The scope of subject matter and attention to detail in the rest of Issue 7’s essays are equally impressive. The authors analyze cultural “texts” and people through new lenses: from interpreting Battlestar Galactica as an American road narrative (Jones) to questioning why Lincoln has remained such a beloved historical figure (Kraehling); and from examining the role alcohol plays in Raymond Carver’s fiction (Simpson), to interpreting the significance of alliterative verse in Sir Gawain and the Green Knight (Espinosa), to even questioning the Copyright Act’s relevancy to Jazz (Park). Other essays take on cultural quandaries, such as the effect of Westernization in Brazil (Soares Bezerra) and the crisis of identity for immigrants in America as depicted in Maxine Hong Kingston’s The Warrior Woman (Poon); while other essays expose racial oppression in the historically beloved children’s series Curious George (Terhune) and illuminate the significant role cameras play in exposing violence and searching for peace in the documentary Five Broken Cameras (Dean).

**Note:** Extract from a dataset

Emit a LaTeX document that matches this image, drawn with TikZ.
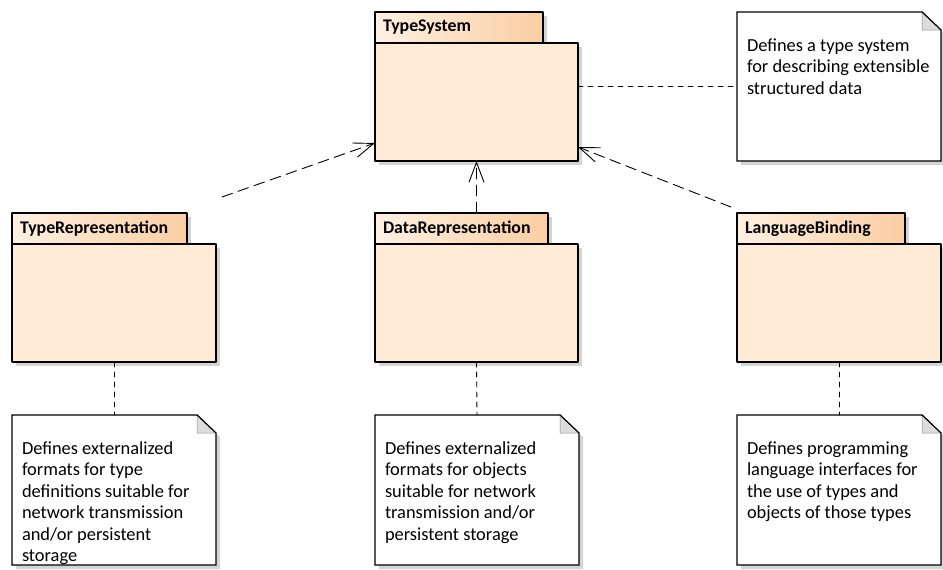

The alternative genre selections also ask the reader to see the world anew. Jimmy Sbordone’s prize-winning poem “Is Violence— ” meditates on both the destructive and generative force of a supernova. This short poem is itself a supernova for its brevity and brightness. In “Bad Parenting: The True Villain of “‘Rumpelstiltskin,’” Hannah Levin rewrites the classic fairy tale to highlight the power dynamic between parents and children. And in “This Is the Way We Are,” a public intellectual essay, Sarah White shows us how street photography creates and reflects American culture.

These essays and alternative genre pieces achieve the challenging balance between big ideas and attention to language (and image). The authors accomplish Anne Bogart’s belief: they make words dangerous and powerful in what they spotlight and expose. They ask us to look carefully at our world and by doing so examine its very foundation.